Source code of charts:
******

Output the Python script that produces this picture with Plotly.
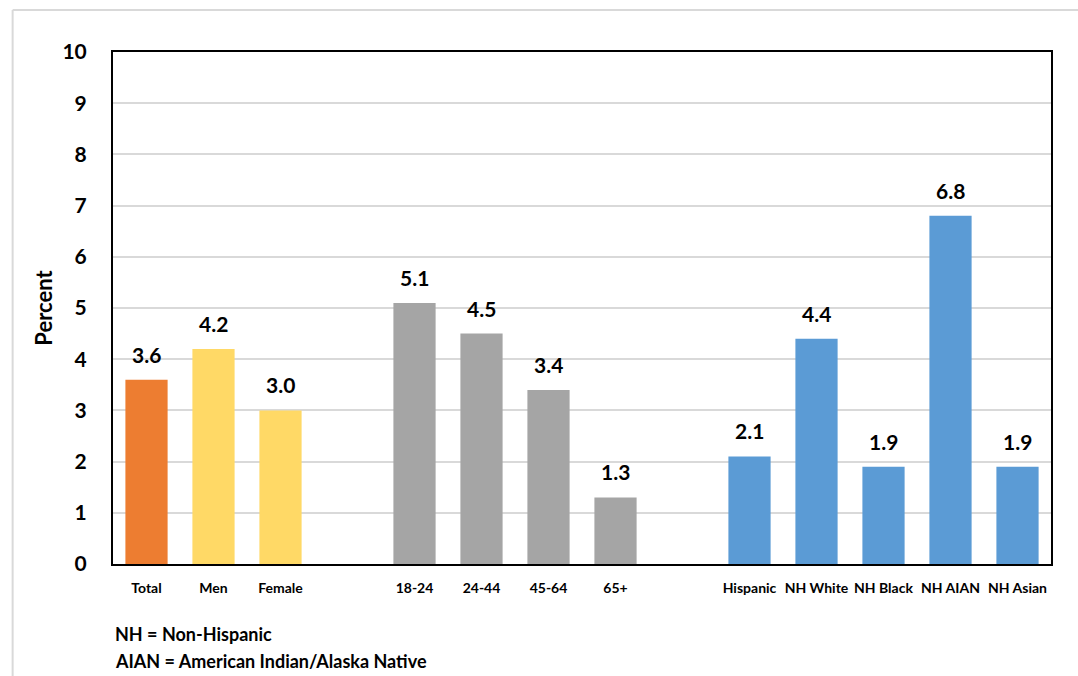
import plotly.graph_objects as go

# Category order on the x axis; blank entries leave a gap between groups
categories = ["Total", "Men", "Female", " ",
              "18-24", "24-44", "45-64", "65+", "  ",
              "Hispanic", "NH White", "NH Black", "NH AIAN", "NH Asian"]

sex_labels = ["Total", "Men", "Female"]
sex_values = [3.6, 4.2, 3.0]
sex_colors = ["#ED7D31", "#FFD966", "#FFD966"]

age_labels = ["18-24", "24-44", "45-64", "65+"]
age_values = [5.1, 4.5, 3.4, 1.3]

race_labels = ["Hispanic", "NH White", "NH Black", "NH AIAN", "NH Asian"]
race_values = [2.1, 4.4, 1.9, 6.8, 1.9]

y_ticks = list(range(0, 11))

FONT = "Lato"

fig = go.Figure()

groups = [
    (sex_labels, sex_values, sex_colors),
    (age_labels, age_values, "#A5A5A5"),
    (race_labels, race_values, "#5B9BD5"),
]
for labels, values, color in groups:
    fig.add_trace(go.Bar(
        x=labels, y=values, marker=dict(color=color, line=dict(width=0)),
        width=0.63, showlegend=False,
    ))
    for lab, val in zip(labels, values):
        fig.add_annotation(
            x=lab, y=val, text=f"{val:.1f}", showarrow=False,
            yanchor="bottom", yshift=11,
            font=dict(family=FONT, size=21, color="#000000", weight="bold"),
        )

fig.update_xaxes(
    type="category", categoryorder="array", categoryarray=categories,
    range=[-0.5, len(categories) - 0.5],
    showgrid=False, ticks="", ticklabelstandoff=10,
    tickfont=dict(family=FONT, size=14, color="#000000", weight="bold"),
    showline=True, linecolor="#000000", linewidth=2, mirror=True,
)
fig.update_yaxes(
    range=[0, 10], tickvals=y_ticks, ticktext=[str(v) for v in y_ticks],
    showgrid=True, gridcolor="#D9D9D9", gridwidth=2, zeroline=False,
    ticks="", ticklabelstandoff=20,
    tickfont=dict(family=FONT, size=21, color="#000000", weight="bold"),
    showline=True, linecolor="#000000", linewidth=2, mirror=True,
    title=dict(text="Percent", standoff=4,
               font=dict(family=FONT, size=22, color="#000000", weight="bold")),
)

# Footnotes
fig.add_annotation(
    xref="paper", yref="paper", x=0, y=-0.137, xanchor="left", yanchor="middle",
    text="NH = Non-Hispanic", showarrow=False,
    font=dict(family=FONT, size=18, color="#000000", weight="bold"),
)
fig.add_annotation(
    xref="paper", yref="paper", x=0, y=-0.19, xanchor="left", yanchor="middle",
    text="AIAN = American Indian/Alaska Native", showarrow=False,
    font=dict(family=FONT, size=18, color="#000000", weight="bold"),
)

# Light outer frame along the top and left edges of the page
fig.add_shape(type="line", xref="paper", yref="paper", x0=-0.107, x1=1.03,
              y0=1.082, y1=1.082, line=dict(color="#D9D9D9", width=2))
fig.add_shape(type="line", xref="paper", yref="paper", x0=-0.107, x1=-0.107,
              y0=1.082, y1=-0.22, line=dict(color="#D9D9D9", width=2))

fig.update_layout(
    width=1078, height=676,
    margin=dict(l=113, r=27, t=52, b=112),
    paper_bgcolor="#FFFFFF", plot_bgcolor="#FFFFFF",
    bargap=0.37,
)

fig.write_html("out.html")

******

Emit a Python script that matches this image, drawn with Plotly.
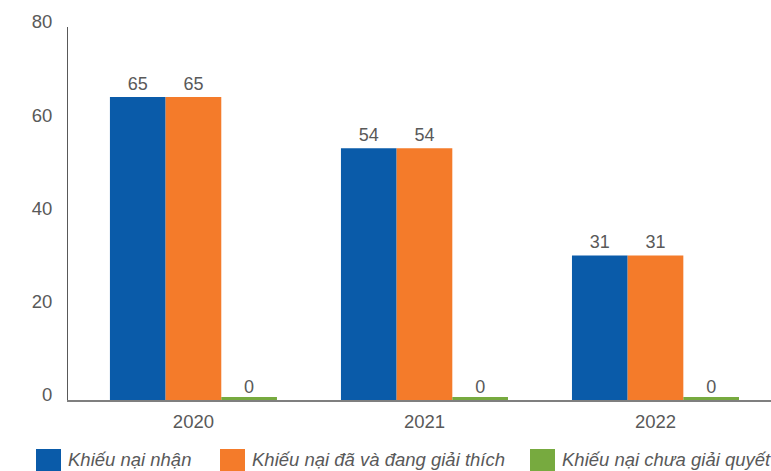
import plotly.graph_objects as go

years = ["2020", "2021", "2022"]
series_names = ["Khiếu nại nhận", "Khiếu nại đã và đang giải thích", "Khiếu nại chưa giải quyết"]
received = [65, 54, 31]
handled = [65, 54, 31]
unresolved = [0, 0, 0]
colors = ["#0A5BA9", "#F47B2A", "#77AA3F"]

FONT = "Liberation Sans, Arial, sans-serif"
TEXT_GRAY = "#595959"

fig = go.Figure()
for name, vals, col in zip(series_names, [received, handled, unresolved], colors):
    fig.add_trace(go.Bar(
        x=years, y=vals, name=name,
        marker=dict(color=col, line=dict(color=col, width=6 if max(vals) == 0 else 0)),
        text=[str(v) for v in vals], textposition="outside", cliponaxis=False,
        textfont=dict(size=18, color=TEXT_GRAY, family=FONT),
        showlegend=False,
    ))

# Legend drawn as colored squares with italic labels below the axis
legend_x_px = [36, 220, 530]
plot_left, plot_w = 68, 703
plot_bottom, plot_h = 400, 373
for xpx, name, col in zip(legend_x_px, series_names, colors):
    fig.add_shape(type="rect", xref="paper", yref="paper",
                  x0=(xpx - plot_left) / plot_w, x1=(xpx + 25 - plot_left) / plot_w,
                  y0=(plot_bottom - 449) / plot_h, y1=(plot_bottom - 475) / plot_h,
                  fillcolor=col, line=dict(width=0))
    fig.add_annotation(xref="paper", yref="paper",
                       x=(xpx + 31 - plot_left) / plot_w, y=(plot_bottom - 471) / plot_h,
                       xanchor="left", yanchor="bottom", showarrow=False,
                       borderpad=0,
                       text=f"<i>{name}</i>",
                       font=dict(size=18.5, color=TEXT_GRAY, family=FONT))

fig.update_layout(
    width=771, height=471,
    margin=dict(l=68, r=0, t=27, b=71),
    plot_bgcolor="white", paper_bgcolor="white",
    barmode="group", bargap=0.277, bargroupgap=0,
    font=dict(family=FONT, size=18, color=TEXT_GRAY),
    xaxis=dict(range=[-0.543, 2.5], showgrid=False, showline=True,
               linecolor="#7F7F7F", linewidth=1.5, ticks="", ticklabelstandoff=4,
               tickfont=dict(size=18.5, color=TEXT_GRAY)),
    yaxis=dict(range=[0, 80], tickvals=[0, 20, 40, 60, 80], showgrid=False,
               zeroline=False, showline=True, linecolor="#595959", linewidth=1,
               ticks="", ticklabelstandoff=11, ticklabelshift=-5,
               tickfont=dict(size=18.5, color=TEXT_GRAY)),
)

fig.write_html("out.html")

******

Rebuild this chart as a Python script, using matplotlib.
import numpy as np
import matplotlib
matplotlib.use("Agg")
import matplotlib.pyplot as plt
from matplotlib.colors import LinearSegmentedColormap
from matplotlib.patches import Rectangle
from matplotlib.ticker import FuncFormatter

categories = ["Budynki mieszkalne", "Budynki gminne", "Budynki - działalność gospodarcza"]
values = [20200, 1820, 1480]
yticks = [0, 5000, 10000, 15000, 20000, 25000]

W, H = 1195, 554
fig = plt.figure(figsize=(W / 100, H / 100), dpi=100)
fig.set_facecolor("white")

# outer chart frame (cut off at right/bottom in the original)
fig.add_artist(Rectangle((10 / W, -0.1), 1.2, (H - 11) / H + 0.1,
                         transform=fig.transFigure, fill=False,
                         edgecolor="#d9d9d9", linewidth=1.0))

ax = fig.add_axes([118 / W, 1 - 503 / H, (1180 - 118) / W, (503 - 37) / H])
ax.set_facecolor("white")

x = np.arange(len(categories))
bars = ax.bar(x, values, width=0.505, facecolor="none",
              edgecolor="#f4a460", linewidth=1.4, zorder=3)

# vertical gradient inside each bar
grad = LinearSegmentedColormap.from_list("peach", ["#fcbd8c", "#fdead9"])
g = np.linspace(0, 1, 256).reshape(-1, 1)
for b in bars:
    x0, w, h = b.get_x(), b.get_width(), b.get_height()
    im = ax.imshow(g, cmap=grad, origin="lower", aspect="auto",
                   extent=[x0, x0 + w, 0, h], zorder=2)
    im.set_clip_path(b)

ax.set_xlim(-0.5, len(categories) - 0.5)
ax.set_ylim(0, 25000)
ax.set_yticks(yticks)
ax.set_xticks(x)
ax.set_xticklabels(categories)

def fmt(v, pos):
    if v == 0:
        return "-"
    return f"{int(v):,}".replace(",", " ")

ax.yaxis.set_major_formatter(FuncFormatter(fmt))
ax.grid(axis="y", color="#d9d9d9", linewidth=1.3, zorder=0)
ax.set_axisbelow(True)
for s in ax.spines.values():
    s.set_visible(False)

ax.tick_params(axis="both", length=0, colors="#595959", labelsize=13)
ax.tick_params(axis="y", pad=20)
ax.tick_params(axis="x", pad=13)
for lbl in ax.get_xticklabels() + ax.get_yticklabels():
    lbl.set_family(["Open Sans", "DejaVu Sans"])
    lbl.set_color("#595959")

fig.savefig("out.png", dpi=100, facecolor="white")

******

● REQUIREMENT
Give back, unchanged, each line from the one containing "Output the Python" through the one containing "age_values = [5.1, 4.5, 3.4, 1.3]". Pictures are to be left out.

● COMPLETE ANSWER
Output the Python script that produces this picture with Plotly.
import plotly.graph_objects as go

# Category order on the x axis; blank entries leave a gap between groups
categories = ["Total", "Men", "Female", " ",
              "18-24", "24-44", "45-64", "65+", "  ",
              "Hispanic", "NH White", "NH Black", "NH AIAN", "NH Asian"]

sex_labels = ["Total", "Men", "Female"]
sex_values = [3.6, 4.2, 3.0]
sex_colors = ["#ED7D31", "#FFD966", "#FFD966"]

age_labels = ["18-24", "24-44", "45-64", "65+"]
age_values = [5.1, 4.5, 3.4, 1.3]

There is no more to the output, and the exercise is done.